Tired of Hearing About Inflation Yet? — I know, I know. The Daily Peel probably sounds like the Daily Inflation lately.
The numbers are in: 8.5% year-over-year inflation. Higher than expected and worse for the middle class than expected. Monthly core inflation was slightly better than expected, but it still doesn’t sound like good news.
Yesterday, we saw the markets react favorably to inflation news, probably because the core CPI number was slightly better than expected and is showing that inflation for a stable basket of goods is slowing. It still exists, but it’s not to the moon right now.
If you’ve lived through the last decade here in the States, hearing whispers about over 8% inflation numbers is as wild as a Cardi B concert. And when the White House said that it expects the inflation print to be extraordinarily elevated, we decided to dive a bit deeper into what this number means for us all.
China released its year-over-year inflation numbers last week: also 8.5%. Inflation isn’t an isolated issue. It’s a global challenge, which can become massively problematic for the world’s economy.
The IMF and its band of merry men have predicted that the US GDP will expand by 4.4%. Not bad for an economy that still, in our eyes, doesn’t have its feet under it in the digital marketplace of the 21st century. At the same time, ask any analyst on the Street: earnings are going to grow in 2022 after a blockbuster year in 2021.
All of these pretty little predictions for 2022 growth in corporate earnings and GDP were slapped together when Daddy JPow was whispering sweet nothings into our ears: transitory, baby…
The question is: will March’s inflation numbers be the peak? Or will inflation really, really get out of hand?
With the return of inflation to the US economy, we have watched the rise of inflation politics. While goods and services creep up in cost, economists with certain political affiliations have debated the difference between “good” inflation and “bad” inflation.

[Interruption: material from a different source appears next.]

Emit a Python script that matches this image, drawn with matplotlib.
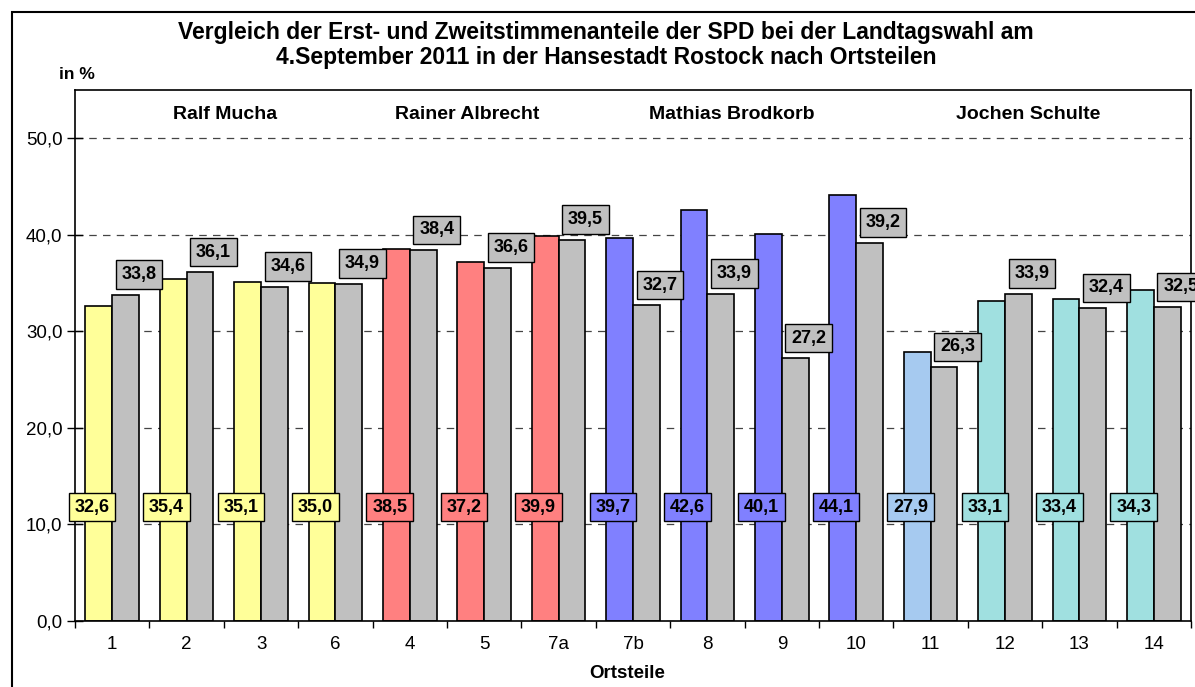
import matplotlib
matplotlib.use("Agg")
import matplotlib.pyplot as plt
from matplotlib.patches import Rectangle
import numpy as np

plt.rcParams['font.family'] = ['Liberation Sans', 'DejaVu Sans']

ortsteile = ["1", "2", "3", "6", "4", "5", "7a", "7b", "8", "9", "10", "11", "12", "13", "14"]
erststimmen = [32.6, 35.4, 35.1, 35.0, 38.5, 37.2, 39.9, 39.7, 42.6, 40.1, 44.1, 27.9, 33.1, 33.4, 34.3]
zweitstimmen = [33.8, 36.1, 34.6, 34.9, 38.4, 36.6, 39.5, 32.7, 33.9, 27.2, 39.2, 26.3, 33.9, 32.4, 32.5]
farben = ["#FFFF99"] * 4 + ["#FF8080"] * 3 + ["#8080FF"] * 4 + ["#A6CAF0"] + ["#A0E0E0"] * 3
kandidaten = ["Ralf Mucha", "Rainer Albrecht", "Mathias Brodkorb", "Jochen Schulte"]
kandidaten_x = [1.52, 4.77, 8.32, 12.31]

fig = plt.figure(figsize=(11.95, 6.87), dpi=100)
ax = fig.add_axes([0.0628, 0.0961, 0.9339, 0.7729])

x = np.arange(len(ortsteile))
w = 0.36
ax.bar(x - w / 2, erststimmen, w, color=farben, edgecolor="black", linewidth=1.2, zorder=2)
ax.bar(x + w / 2, zweitstimmen, w, color="#C0C0C0", edgecolor="black", linewidth=1.2, zorder=2)

def fmt(v):
	return f"{v:.1f}".replace(".", ",")

for i in range(len(x)):
	ax.text(x[i] - 0.27, 11.8, fmt(erststimmen[i]), ha="center", va="center", fontsize=13,
		fontweight="bold", zorder=4,
		bbox=dict(boxstyle="square,pad=0.32", facecolor=farben[i], edgecolor="black", linewidth=1))
	ax.text(x[i] + w, zweitstimmen[i] + 2.1, fmt(zweitstimmen[i]), ha="center", va="center", fontsize=13,
		fontweight="bold", zorder=4,
		bbox=dict(boxstyle="square,pad=0.32", facecolor="#C0C0C0", edgecolor="black", linewidth=1))

for name, kx in zip(kandidaten, kandidaten_x):
	ax.text(kx, 52.5, name, ha="center", va="center", fontsize=14, fontweight="bold")

ax.set_xlim(-0.5, len(x) - 0.5)
ax.set_ylim(0, 55)
ax.set_yticks([0, 10, 20, 30, 40, 50])
ax.set_yticklabels([fmt(v) for v in [0, 10, 20, 30, 40, 50]], fontsize=13.5)
ax.tick_params(axis="y", direction="inout", length=12, width=1, pad=3)
ax.set_xticks(x)
ax.set_xticklabels(ortsteile, fontsize=13.5)
ax.tick_params(axis="x", which="major", length=0, pad=11)
ax.set_xticks(np.arange(len(x) + 1) - 0.5, minor=True)
ax.tick_params(axis="x", which="minor", direction="out", length=5, width=1)
ax.yaxis.grid(True, linestyle=(0, (6, 5)), color="#444444", linewidth=0.9)
ax.set_axisbelow(True)
for s in ax.spines.values():
	s.set_linewidth(1.2)

fig.text(0.507, 0.934, "Vergleich der Erst- und Zweitstimmenanteile der SPD bei der Landtagswahl am\n"
	"4.September 2011 in der Hansestadt Rostock nach Ortsteilen",
	ha="center", va="center", fontsize=16.5, fontweight="bold", linespacing=1.1)
fig.text(0.064, 0.891, "in %", ha="center", va="center", fontsize=12.5, fontweight="bold")
fig.text(0.525, 0.019, "Ortsteile", ha="center", va="center", fontsize=13.5, fontweight="bold")

fig.patches.append(Rectangle((12 / 1195, -0.05), 1.1, 1.05 - 12 / 687, transform=fig.transFigure,
	fill=False, edgecolor="black", linewidth=1.5))

fig.savefig("out.png", dpi=100)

Another hot take: in election years, there sometimes manifests what I’d like to call an uncertainty bias, an increase in expected inflation. Looking into poll numbers and the yield curve, we aren’t there yet, but when we get there, we will see the yield curve adjust to take into account expected future inflation while watching other economic indicators of consumer sentiment decline.
This isn’t a political newsletter, so we’re sorry if you expected us to saddle ourselves to a particular ideology or set of candidates. But inflation is the ultimate tax, and it steals from the middle class and the poor while crushing the financially illiterate.